Dans UNE SOMME DE SOUVENIRS, la réalité donnée par l’intermédiaire du merveilleux (monsieur Wilson extrait de son oreille gauche ses souvenirs) procure à chaque souvenir un sens encore plus profond. Le passé retentit dans toute la vie de chaque personne et il fait écho dans la vie de ses descendants. Ces derniers en sont les héritiers. Grâce à eux, ils peuvent connaître les êtres chers disparus, se situer dans l’histoire familiale dont ils sont le produit et se comprendre dans cet héritage. Il est donc important et primordiale de les transmettre. Avec une écriture poétique émouvante, tendre, sensible, Thomas Scotto redonne vie au jeune homme qu’était monsieur Wilson et à la belle histoire d’amour vécue avec celle qui deviendra son épouse : « On aperçoit les frissons partagés d’un couple d’adolescents avant de monter dans une nacelle bleue, puis leurs bras enlacés pendant des tours et des tours, puis leurs lèvres jointes jusqu’à l’arrêt complet, puis, au moment de partir, deux traces dans la neige… l’empreinte de leur amour tout chaud sur le manège ». Les souvenirs immortalisent des moments éphémères comme une empreinte sur la neige. Mais ils ne s’effacent jamais.

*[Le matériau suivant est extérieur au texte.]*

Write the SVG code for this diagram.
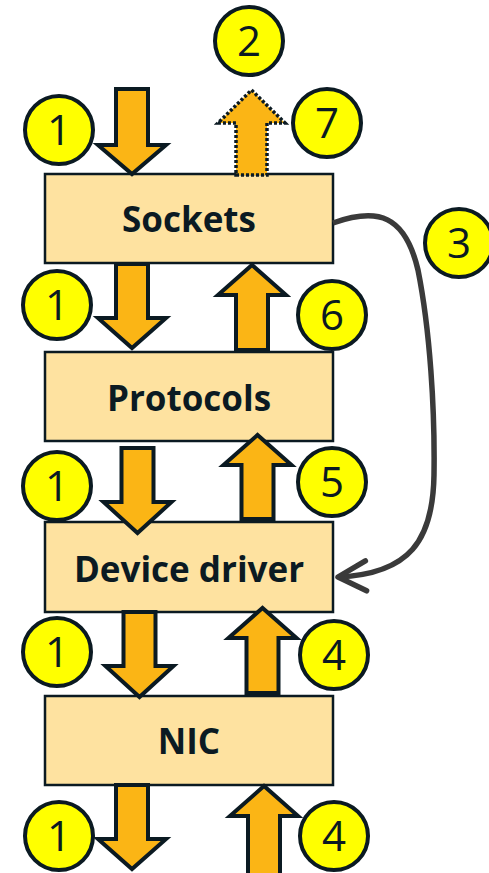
<svg xmlns="http://www.w3.org/2000/svg" width="489" height="873" viewBox="0 0 489 873">
<style>
.box{fill:#FEE2A0;stroke:#0B1A22;stroke-width:2.5}
.lbl{font-family:"Open Sans","Liberation Sans",sans-serif;font-weight:700;font-size:35px;fill:#0B1A22;text-anchor:middle}
.badge circle{fill:#FFFF00;stroke:#0B1A22;stroke-width:4}
.badge text{font-family:"Open Sans","Liberation Sans",sans-serif;font-size:42px;fill:#0B1A22;text-anchor:middle}
.blk{fill:#FBB515;stroke:#0B1A22;stroke-width:4;stroke-linejoin:miter}
.dot{stroke-dasharray:3 2;stroke-width:3.5}
.conn{fill:none;stroke:#3A3A3A;stroke-width:5.5}
</style>
<defs>
<marker id="chev" markerUnits="userSpaceOnUse" markerWidth="40" markerHeight="40" refX="31" refY="20" orient="auto" overflow="visible">
<path d="M3,5 L31,20 L3,35" fill="none" stroke="#3A3A3A" stroke-width="5.5" stroke-linecap="round" stroke-linejoin="round"/>
</marker>
</defs>
<rect width="489" height="873" fill="#FFFFFF"/>
<g id="sockets"><rect class="box" x="45" y="174" width="288" height="89"/><text class="lbl" x="189" y="232">Sockets</text></g>
<g id="protocols"><rect class="box" x="45" y="352" width="288" height="89"/><text class="lbl" x="189" y="411">Protocols</text></g>
<g id="device-driver"><rect class="box" x="45" y="522" width="288" height="90"/><text class="lbl" x="189" y="582">Device driver</text></g>
<g id="nic"><rect class="box" x="45" y="696" width="288" height="89"/><text class="lbl" x="189" y="754">NIC</text></g>
<g id="flows">
<path class="blk" d="M116,89 H148 V145 H166 L132,174 L98,145 H116 Z"/>
<path class="blk dot" d="M236,175 H267 V123 H285 L251.5,90 L218,123 H236 Z"/>
<path class="blk" d="M116,264 H148 V318 H166 L132,348 L98,318 H116 Z"/>
<path class="blk" d="M236,350 H268 V295 H286 L252,265 L218,295 H236 Z"/>
<path class="blk" d="M121.5,448 H153.5 V502 H171.5 L137.5,533 L103.5,502 H121.5 Z"/>
<path class="blk" d="M241.5,519 H273.5 V465 H291.5 L257.5,435 L223.5,465 H241.5 Z"/>
<path class="blk" d="M123.5,612 H155.5 V666 H173.5 L139.5,697 L105.5,666 H123.5 Z"/>
<path class="blk" d="M246.5,693 H278.5 V638 H296.5 L262.5,608 L228.5,638 H246.5 Z"/>
<path class="blk" d="M116,785 H148 V839 H166 L132,869 L98,839 H116 Z"/>
<path class="blk" d="M248,880 H280 V816 H298 L264,786 L230,816 H248 Z"/>
</g>
<g id="connectors">
<path class="conn" d="M333,223 C378,207 405,215 418,270 C430,330 435,410 434,475 C433,540 410,574 338,577" marker-end="url(#chev)"/>
</g>
<g id="badge-1a" class="badge"><circle cx="59" cy="130" r="34"/><text x="59" y="145">1</text></g>
<g id="badge-2" class="badge"><circle cx="249" cy="41" r="34"/><text x="249" y="56">2</text></g>
<g id="badge-7" class="badge"><circle cx="327" cy="123" r="34"/><text x="327" y="138">7</text></g>
<g id="badge-3" class="badge"><circle cx="459" cy="243" r="34"/><text x="459" y="258">3</text></g>
<g id="badge-1b" class="badge"><circle cx="57" cy="305" r="34"/><text x="57" y="320">1</text></g>
<g id="badge-6" class="badge"><circle cx="332" cy="315" r="34"/><text x="332" y="330">6</text></g>
<g id="badge-1c" class="badge"><circle cx="57" cy="486" r="34"/><text x="57" y="501">1</text></g>
<g id="badge-5" class="badge"><circle cx="332" cy="482" r="34"/><text x="332" y="497">5</text></g>
<g id="badge-1d" class="badge"><circle cx="57" cy="652" r="34"/><text x="57" y="667">1</text></g>
<g id="badge-4a" class="badge"><circle cx="334" cy="655" r="34"/><text x="334" y="670">4</text></g>
<g id="badge-1e" class="badge"><circle cx="59" cy="836" r="34"/><text x="59" y="851">1</text></g>
<g id="badge-4b" class="badge"><circle cx="334" cy="836" r="34"/><text x="334" y="851">4</text></g>
</svg>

Les attrayantes illustrations réalistes d’Annaviola Faresin, à l’aquarelle et au crayon, avec leurs personnages aux visages expressifs, accentuent l’émotion procurée par le texte. Le jeu entre le noir et le blanc des maisons, les personnages et les souvenirs en couleur transforment l’ouvrage en véritable objet esthétique. Les touches de couleur rouges (symbolisant dans le livre le tango et l’amour) et vertes réchauffent les teintes douces et surannées. Texte et images se conjuguent harmonieusement permettant une agréable visualisation de la narration en invitant les lecteurs à la réflexion et au rêve. Une somme de souvenirs est un magnifique ouvrage philosophique, pertinent, littéraire, poétique, picturale sur la transmission. Une fois de plus, les Editions Notari se démarquent des autres maisons d’Edition par leur mise en page très soignée, leur originalité, leur beauté et leur richesse en proposant un ouvrage destiné aussi bien aux petits qu’aux grands.
- Le merveilleux s’exprime dans un univers factice et incroyable. Les événements surnaturels interviennent et sont acceptés comme tels.